In the provocative article, “The 40-Year-Old Reversion,” published on the culture website The Awl, Sohn paints a frightening picture of hitting the big 4-0 while with family in the borough of Kings.

Her brownstoner friends call themselves “Hookers, Sluts and Drug Addicts.” They talk about having sex with each others’ graphic-designer husbands, and pop way too many pills.

“We’re masturbating excessively, cheating on good people, doing coke in newly price-inflated townhouses, and sexting compulsively — though rarely with our partners,” Sohn writes.

About a brownstone Brooklyn party that took place in June, she writes:

“Perimenopausal mothers with bangs and strappy dresses drank ridiculous cocktails and rocked out to Biz Markie and C+C Music Factory, raising their palms to the air. ‘There are a lot of single women here,’ said a dad friend from Spain. ‘They’re not single,’ I said. ‘They’re just acting single.’”

Where were their husbands? Either standing on the sidelines, wincing, or outside smoking dope.

Painting a horrifying picture of her generation of Brooklyn parents she asks, “Why do moms in my generation regress, whether by drugging, cheating, or going out too late and too often?”

Her uncomfortable answer: “Because everything our children thrive on — stability, routine, lack of flux, love, well-paired parents — feels like death to those entrusted with their care.”

This is just too much for Brooklyn’s dedicated stroller parents. Roughly 500 of them responded to the article at The Awl, many calling Sohn unprintable names. Others expressed the wish to die young, get their tubes tied, turn gay — or even move to the suburbs.

“This is one of the most frightening visions of 40 I’ve ever read,” said one commenter going by the name Litothela.
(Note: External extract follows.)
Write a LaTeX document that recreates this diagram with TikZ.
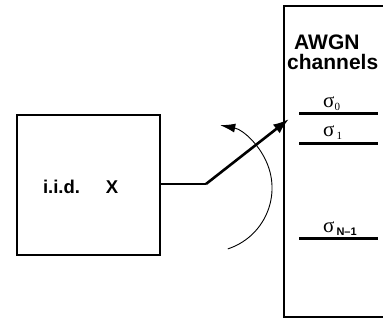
\documentclass[tikz,border=0pt]{standalone}
\usepackage{fontspec}
\setmainfont{Liberation Sans}
\newfontfamily\greekfont{Liberation Serif}
\usetikzlibrary{positioning,arrows.meta}

\tikzset{
  blk/.style={draw, line width=1.6pt, inner sep=0pt},
  lbl/.style={font=\fontsize{18.5}{22}\selectfont\bfseries, inner sep=0pt},
  head/.style={font=\fontsize{21}{24}\selectfont\bfseries, inner sep=0pt, anchor=base west},
  sig/.style={font=\fontsize{21}{24}\selectfont\greekfont, inner sep=0pt, anchor=base west},
  chanline/.style={line width=3pt},
}
\newcommand{\chsub}[1]{\raisebox{-3pt}{\fontsize{11}{12}\selectfont #1}}

\begin{document}
\begin{tikzpicture}[x=1pt, y=1pt]
  \useasboundingbox (0,0) rectangle (383,320);
  \clip (0,0) rectangle (383,320);

  % source block and channel bank
  \node[blk, minimum width=143pt, minimum height=140pt] (src) at (88.5,135) {};
  \node[blk, minimum width=130pt, minimum height=311pt, anchor=north west] (chan) at (283,315) {};

  \node[lbl] (iid) at (61.5,133) {i.i.d.};
  \node[lbl] (xx) at (112,133) {X};

  \node[head] (awgn) at (294,270) {AWGN};
  \node[head] (chtxt) at (287,250) {channels};

  % the channels
  \draw[chanline] (299,206) -- (378,206);
  \draw[chanline] (299,176) -- (378,176);
  \draw[chanline] (299,81) -- (378,81);
  \node[sig] (s0) at (323,212) {σ\chsub{0}};
  \node[sig] (s1) at (323,183) {σ\kern2pt\chsub{1}};
  \node[sig] (sn) at (323,87) {σ\kern2pt\chsub{\rmfamily\bfseries N--1}};

  % switch
  \coordinate (bend) at (206,136);
  \coordinate (tip) at (289,201);
  \draw[line width=1.6pt] (src.east |- bend) -- (bend);
  \draw[line width=2.6pt, -{Latex[length=16pt, width=11pt]}] (bend) -- (tip);

  % rotation
  \coordinate (arcstart) at (227.8,71.1);
  \draw[line width=0.9pt, -{Latex[length=15pt, width=9pt]}] (arcstart) arc[start angle=-72, end angle=79, radius=64];
\end{tikzpicture}
\end{document}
“I guess I’m a Park Slope Parent, but I feel like I live on a different planet after reading this piece,” wrote Clarence Rosario.

“This made me want to drink a glass of milk and go to church again and call my mom and tell her I love her,” wrote someone named Melis.

Like “The 40-Year-Old Reversion,” Sohn — author of the novels “Prospect Park West,” “My Old Man,” and “Run Catch Kiss” — says the characters in her latest novel, Motherland, “are inspired by my neighbors, who seek liberation not through consciousness-raising and EST the way their mothers did, but through Fifty Shades of Grey and body shots.”

Motherland touches on the same subjects as The 40-Year-Old Reversion how married GenXers behave and the pressures of modern marriage — says her publicist, who prefers to keep Ms. Sohn under wraps until the book is released August 14.

She did, however, supply a press release and advance jacket blurbs, which call Motherland, “A juicy, diverting look at the private lives of hip, urban parents,” and “Hilarious, smart, razor-sharp and spot-on.”

According to the press release, “With her trademark blend of social satire and sexy drama, Amy Sohn delivers a candid, unsentimental look at modern marriage and parenthood in her new novel, Motherland (Simon & Schuster). In Motherland, Sohn brings back the captivating, complicated women we loved in Prospect Park West — Rebecca, Karen, and Melora — and introduces us to Park Slope dads, gay and straight, whose lives are as soap opera worthy as those of their wives.”

“Guided by Sohn’s keen eye for cultural detail and knack for riveting storytelling, Motherland takes us on a journey behind the closed doors of a supposedly idyllic bourgeois paradise of food co-ops, park picnics, and cushy summer vacations and asks important questions about happiness. Is it ever really possible to have it all, or do we create our own problems no matter the circumstances? How do we remain connected to the lives — and loves — we have chosen?”

Readers get that Sohn wrote the Awl article as a publicity vehicle but they still don’t want to live in the same neighborhood or even on the same planet as the article’s subjects.

Jeremy Mesiano-Crookston singled out what he believes is one of the most hilariously oblivious sentences in Sohn’s story: “The stoners came back with smug grins and then talked about how good the pot was, like if they didn’t talk about it, it wasn’t quite as rebellious. I decided it was time to go home.”

He adds: “That last sentence sums up not only this whole piece, but all of our attitudes towards it.”

It appears that Sohn may not be able to eat lunch in brownstone Brooklyn for quite a while.